* _STATED TASK_
Quote the listing below in its entirety, omitting every image.

Records contained in a dataset
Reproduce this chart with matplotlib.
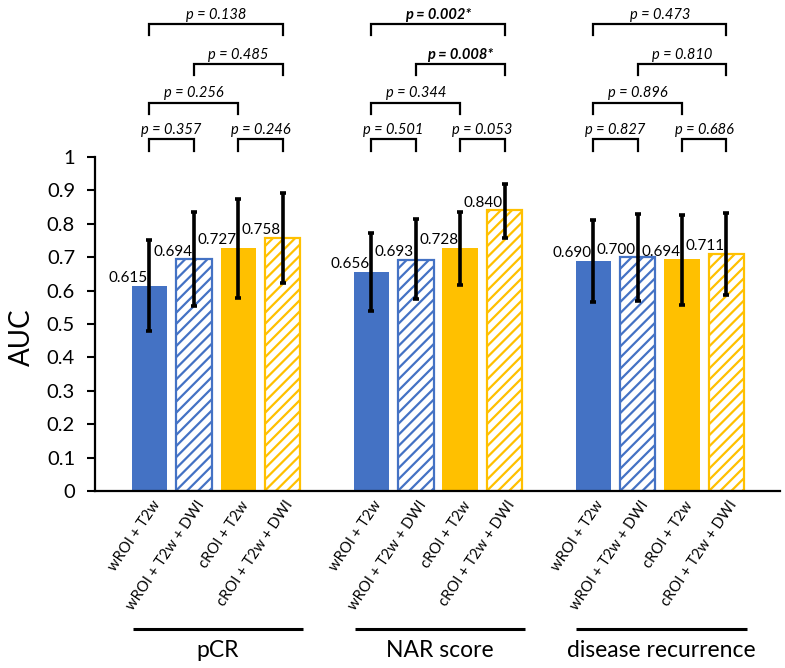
import matplotlib
matplotlib.use("Agg")
import matplotlib.pyplot as plt
import numpy as np

plt.rcParams['font.family'] = ['Lato', 'DejaVu Sans']
plt.rcParams['hatch.linewidth'] = 1.6

# ---------------- data ----------------
groups = ['pCR', 'NAR score', 'disease recurrence']
models = ['wROI + T2w', 'wROI + T2w + DWI', 'cROI + T2w', 'cROI + T2w + DWI']

auc_pcr = [0.615, 0.694, 0.727, 0.758]
auc_nar = [0.656, 0.693, 0.728, 0.840]
auc_dr = [0.690, 0.700, 0.694, 0.711]

ci_low_pcr = [0.480, 0.555, 0.578, 0.624]
ci_low_nar = [0.540, 0.574, 0.617, 0.757]
ci_low_dr = [0.565, 0.569, 0.557, 0.586]

ci_high_pcr = [0.750, 0.836, 0.875, 0.891]
ci_high_nar = [0.771, 0.813, 0.836, 0.919]
ci_high_dr = [0.811, 0.829, 0.827, 0.831]

# comparisons: (model i, model j) for each bracket level
comparisons = [(0, 1), (2, 3), (0, 2), (1, 3), (0, 3)]
p_pcr = ['0.357', '0.246', '0.256', '0.485', '0.138']
p_nar = ['0.501', '0.053', '0.344', '0.008*', '0.002*']
p_dr = ['0.827', '0.686', '0.896', '0.810', '0.473']

auc_all = [auc_pcr, auc_nar, auc_dr]
low_all = [ci_low_pcr, ci_low_nar, ci_low_dr]
high_all = [ci_high_pcr, ci_high_nar, ci_high_dr]
p_all = [p_pcr, p_nar, p_dr]

# ---------------- styling ----------------
BLUE = '#4472C4'
GOLD = '#FFC000'
bar_colors = [BLUE, BLUE, GOLD, GOLD]
bar_hatched = [False, True, False, True]
group_start = [0, 5, 10]
width = 0.8

fig = plt.figure(figsize=(7.85, 6.68), dpi=100)
ax = fig.add_axes([0.1204, 0.265, 0.8732, 0.50])

for g in range(3):
    xs = np.arange(4) + group_start[g]
    for k in range(4):
        x = xs[k]
        v = auc_all[g][k]
        if bar_hatched[k]:
            ax.bar(x, v, width=width, facecolor='white', edgecolor=bar_colors[k],
                   hatch='///', linewidth=1.6, zorder=2)
        else:
            ax.bar(x, v, width=width, color=bar_colors[k], zorder=2)
        lo = v - low_all[g][k]
        hi = high_all[g][k] - v
        ax.errorbar(x, v, yerr=[[lo], [hi]], fmt='none', ecolor='black',
                    elinewidth=2.6, capsize=2.3, capthick=2.6, zorder=4)
        ax.text(x - 0.48, v + 0.002, f'{v:.3f}', ha='center', va='bottom',
                fontsize=11, zorder=5)
        # x tick labels (rotated)
        ax.text(x + 0.17, -0.034, models[k], rotation=56, rotation_mode='anchor',
                ha='right', va='center', fontsize=10.6)
    # group underline + label
    ax.plot([xs[0] - 0.38, xs[3] + 0.47], [-0.413, -0.413], color='black',
            lw=2.2, clip_on=False, solid_capstyle='butt')
    ax.text((xs[0] + xs[3]) / 2 + 0.04, -0.496, groups[g], ha='center',
            va='baseline', fontsize=16.5)

    # significance brackets
    levels = [1.053, 1.053, 1.163, 1.278, 1.398]
    for c, (i, j) in enumerate(comparisons):
        y = levels[c]
        x1, x2 = xs[i], xs[j]
        ax.plot([x1, x1, x2, x2], [y - 0.034, y, y, y - 0.034], color='black',
                lw=1.6, clip_on=False, solid_joinstyle='miter')
        ptxt = p_all[g][c]
        bold = ptxt.endswith('*')
        ax.text((x1 + x2) / 2, y + 0.016, f'p = {ptxt}', ha='center',
                va='baseline', fontsize=10.5, style='italic',
                fontweight='bold' if bold else 'normal')

ax.set_xlim(-1.239, 14.207)
ax.set_ylim(0, 1)
ax.set_yticks(np.arange(0, 1.01, 0.1))
ax.set_yticklabels(['0'] + [f'{t:.1f}' for t in np.arange(0.1, 0.95, 0.1)] + ['1'])
ax.tick_params(axis='y', labelsize=14.5, length=6, width=1.5, direction='out', pad=8)
ax.set_xticks([])
for s in ['top', 'right']:
    ax.spines[s].set_visible(False)
ax.spines['left'].set_linewidth(1.6)
ax.spines['bottom'].set_linewidth(1.6)
ax.set_ylabel('AUC', fontsize=20)
ax.yaxis.set_label_coords(-0.087, 0.46)

fig.savefig('out.png', dpi=100)
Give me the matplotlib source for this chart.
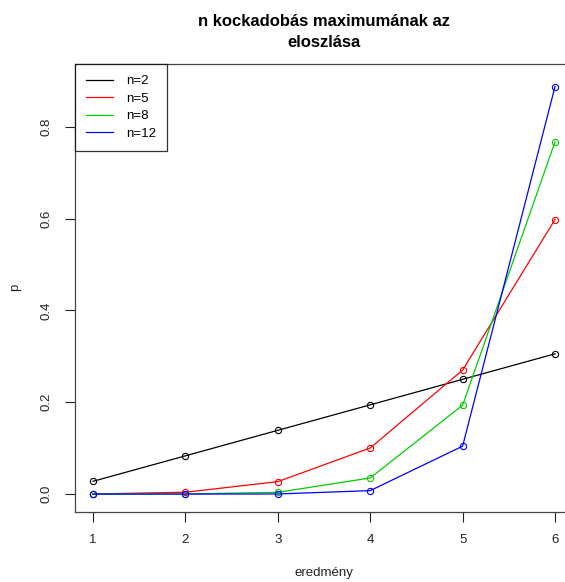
import numpy as np
import matplotlib
matplotlib.use("Agg")
import matplotlib.pyplot as plt
from matplotlib.lines import Line2D

plt.rcParams['font.family'] = ['Liberation Sans', 'DejaVu Sans']

# kimenetek
eredmeny = [1, 2, 3, 4, 5, 6]
# valoszinusegek (n kockadobas maximuma)
p_n2 = [0.0278, 0.0833, 0.1389, 0.1944, 0.2500, 0.3056]
p_n5 = [0.0001, 0.0040, 0.0271, 0.1004, 0.2702, 0.5981]
p_n8 = [0.0000, 0.0002, 0.0038, 0.0351, 0.1936, 0.7674]
p_n12 = [0.0000, 0.0000, 0.0002, 0.0075, 0.1044, 0.8878]

labels = ["n=2", "n=5", "n=8", "n=12"]
colors = ["black", "#FF0000", "#00CD00", "#0000FF"]


def main():
    fig = plt.figure(figsize=(5.65, 5.82), dpi=100)
    ax = fig.add_axes([75 / 565, (582 - 511.5) / 582, 498.5 / 565, 447.5 / 582])

    for ys, c in zip([p_n2, p_n5, p_n8, p_n12], colors):
        ax.plot(eredmeny, ys, color=c, lw=0.9, marker="o", ms=4.5,
                mfc="none", mec=c, mew=0.8)

    ax.set_xlim(0.805, 6.2)
    ax.set_ylim(-0.038, 0.937)
    ax.set_xticks(eredmeny)
    ax.set_yticks([0.0, 0.2, 0.4, 0.6, 0.8])
    ax.set_yticklabels(["0.0", "0.2", "0.4", "0.6", "0.8"], rotation=90, va="center")
    ax.tick_params(length=7, width=0.8, labelsize=9.5, colors="#222222", pad=9)
    for s in ax.spines.values():
        s.set_linewidth(0.9)
        s.set_color("#444444")

    ax.set_xlabel("eredmény", fontsize=9.5, color="#222222", va="center")
    ax.xaxis.set_label_coords(0.5, (511.5 - 573) / 447.5)
    ax.set_ylabel("p", fontsize=9.5, color="#222222", va="center")
    ax.yaxis.set_label_coords((15 - 75) / 498.5, 0.5)
    fig.text(324 / 565, 1 - 32 / 582, "n kockadobás maximumának az\neloszlása",
             ha="center", va="center", fontsize=12, fontweight="bold", linespacing=1.45)

    handles = [Line2D([0], [0], color=c, lw=0.9) for c in colors]
    leg = ax.legend(handles, labels, loc="upper left", borderaxespad=0,
                    fancybox=False, edgecolor="black", fontsize=9.5,
                    handlelength=2.0, labelspacing=0.4, borderpad=0.85,
                    handletextpad=1.0)
    leg.get_frame().set_linewidth(0.9)

    fig.savefig("out.png", dpi=100)


if __name__ == "__main__":
    main()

* _REPLY TO THE TASK_
Reproduce this chart with matplotlib.
import matplotlib
matplotlib.use("Agg")
import matplotlib.pyplot as plt
import numpy as np

plt.rcParams['font.family'] = ['Lato', 'DejaVu Sans']
plt.rcParams['hatch.linewidth'] = 1.6

# ---------------- data ----------------
groups = ['pCR', 'NAR score', 'disease recurrence']
models = ['wROI + T2w', 'wROI + T2w + DWI', 'cROI + T2w', 'cROI + T2w + DWI']

auc_pcr = [0.615, 0.694, 0.727, 0.758]
auc_nar = [0.656, 0.693, 0.728, 0.840]
auc_dr = [0.690, 0.700, 0.694, 0.711]

ci_low_pcr = [0.480, 0.555, 0.578, 0.624]
ci_low_nar = [0.540, 0.574, 0.617, 0.757]
ci_low_dr = [0.565, 0.569, 0.557, 0.586]

ci_high_pcr = [0.750, 0.836, 0.875, 0.891]
ci_high_nar = [0.771, 0.813, 0.836, 0.919]
ci_high_dr = [0.811, 0.829, 0.827, 0.831]

# comparisons: (model i, model j) for each bracket level
comparisons = [(0, 1), (2, 3), (0, 2), (1, 3), (0, 3)]
p_pcr = ['0.357', '0.246', '0.256', '0.485', '0.138']
p_nar = ['0.501', '0.053', '0.344', '0.008*', '0.002*']
p_dr = ['0.827', '0.686', '0.896', '0.810', '0.473']

auc_all = [auc_pcr, auc_nar, auc_dr]
low_all = [ci_low_pcr, ci_low_nar, ci_low_dr]
high_all = [ci_high_pcr, ci_high_nar, ci_high_dr]
p_all = [p_pcr, p_nar, p_dr]

# ---------------- styling ----------------
BLUE = '#4472C4'
GOLD = '#FFC000'
bar_colors = [BLUE, BLUE, GOLD, GOLD]
bar_hatched = [False, True, False, True]
group_start = [0, 5, 10]
width = 0.8

fig = plt.figure(figsize=(7.85, 6.68), dpi=100)
ax = fig.add_axes([0.1204, 0.265, 0.8732, 0.50])

for g in range(3):
    xs = np.arange(4) + group_start[g]
    for k in range(4):
        x = xs[k]
        v = auc_all[g][k]
        if bar_hatched[k]:
            ax.bar(x, v, width=width, facecolor='white', edgecolor=bar_colors[k],
                   hatch='///', linewidth=1.6, zorder=2)
        else:
            ax.bar(x, v, width=width, color=bar_colors[k], zorder=2)
        lo = v - low_all[g][k]
        hi = high_all[g][k] - v
        ax.errorbar(x, v, yerr=[[lo], [hi]], fmt='none', ecolor='black',
                    elinewidth=2.6, capsize=2.3, capthick=2.6, zorder=4)
        ax.text(x - 0.48, v + 0.002, f'{v:.3f}', ha='center', va='bottom',
                fontsize=11, zorder=5)
        # x tick labels (rotated)
        ax.text(x + 0.17, -0.034, models[k], rotation=56, rotation_mode='anchor',
                ha='right', va='center', fontsize=10.6)
    # group underline + label
    ax.plot([xs[0] - 0.38, xs[3] + 0.47], [-0.413, -0.413], color='black',
            lw=2.2, clip_on=False, solid_capstyle='butt')
    ax.text((xs[0] + xs[3]) / 2 + 0.04, -0.496, groups[g], ha='center',
            va='baseline', fontsize=16.5)

    # significance brackets
    levels = [1.053, 1.053, 1.163, 1.278, 1.398]
    for c, (i, j) in enumerate(comparisons):
        y = levels[c]
        x1, x2 = xs[i], xs[j]
        ax.plot([x1, x1, x2, x2], [y - 0.034, y, y, y - 0.034], color='black',
                lw=1.6, clip_on=False, solid_joinstyle='miter')
        ptxt = p_all[g][c]
        bold = ptxt.endswith('*')
        ax.text((x1 + x2) / 2, y + 0.016, f'p = {ptxt}', ha='center',
                va='baseline', fontsize=10.5, style='italic',
                fontweight='bold' if bold else 'normal')

ax.set_xlim(-1.239, 14.207)
ax.set_ylim(0, 1)
ax.set_yticks(np.arange(0, 1.01, 0.1))
ax.set_yticklabels(['0'] + [f'{t:.1f}' for t in np.arange(0.1, 0.95, 0.1)] + ['1'])
ax.tick_params(axis='y', labelsize=14.5, length=6, width=1.5, direction='out', pad=8)
ax.set_xticks([])
for s in ['top', 'right']:
    ax.spines[s].set_visible(False)
ax.spines['left'].set_linewidth(1.6)
ax.spines['bottom'].set_linewidth(1.6)
ax.set_ylabel('AUC', fontsize=20)
ax.yaxis.set_label_coords(-0.087, 0.46)

fig.savefig('out.png', dpi=100)
Give me the matplotlib source for this chart.
import numpy as np
import matplotlib
matplotlib.use("Agg")
import matplotlib.pyplot as plt
from matplotlib.lines import Line2D

plt.rcParams['font.family'] = ['Liberation Sans', 'DejaVu Sans']

# kimenetek
eredmeny = [1, 2, 3, 4, 5, 6]
# valoszinusegek (n kockadobas maximuma)
p_n2 = [0.0278, 0.0833, 0.1389, 0.1944, 0.2500, 0.3056]
p_n5 = [0.0001, 0.0040, 0.0271, 0.1004, 0.2702, 0.5981]
p_n8 = [0.0000, 0.0002, 0.0038, 0.0351, 0.1936, 0.7674]
p_n12 = [0.0000, 0.0000, 0.0002, 0.0075, 0.1044, 0.8878]

labels = ["n=2", "n=5", "n=8", "n=12"]
colors = ["black", "#FF0000", "#00CD00", "#0000FF"]


def main():
    fig = plt.figure(figsize=(5.65, 5.82), dpi=100)
    ax = fig.add_axes([75 / 565, (582 - 511.5) / 582, 498.5 / 565, 447.5 / 582])

    for ys, c in zip([p_n2, p_n5, p_n8, p_n12], colors):
        ax.plot(eredmeny, ys, color=c, lw=0.9, marker="o", ms=4.5,
                mfc="none", mec=c, mew=0.8)

    ax.set_xlim(0.805, 6.2)
    ax.set_ylim(-0.038, 0.937)
    ax.set_xticks(eredmeny)
    ax.set_yticks([0.0, 0.2, 0.4, 0.6, 0.8])
    ax.set_yticklabels(["0.0", "0.2", "0.4", "0.6", "0.8"], rotation=90, va="center")
    ax.tick_params(length=7, width=0.8, labelsize=9.5, colors="#222222", pad=9)
    for s in ax.spines.values():
        s.set_linewidth(0.9)
        s.set_color("#444444")

    ax.set_xlabel("eredmény", fontsize=9.5, color="#222222", va="center")
    ax.xaxis.set_label_coords(0.5, (511.5 - 573) / 447.5)
    ax.set_ylabel("p", fontsize=9.5, color="#222222", va="center")
    ax.yaxis.set_label_coords((15 - 75) / 498.5, 0.5)
    fig.text(324 / 565, 1 - 32 / 582, "n kockadobás maximumának az\neloszlása",
             ha="center", va="center", fontsize=12, fontweight="bold", linespacing=1.45)

    handles = [Line2D([0], [0], color=c, lw=0.9) for c in colors]
    leg = ax.legend(handles, labels, loc="upper left", borderaxespad=0,
                    fancybox=False, edgecolor="black", fontsize=9.5,
                    handlelength=2.0, labelspacing=0.4, borderpad=0.85,
                    handletextpad=1.0)
    leg.get_frame().set_linewidth(0.9)

    fig.savefig("out.png", dpi=100)


if __name__ == "__main__":
    main()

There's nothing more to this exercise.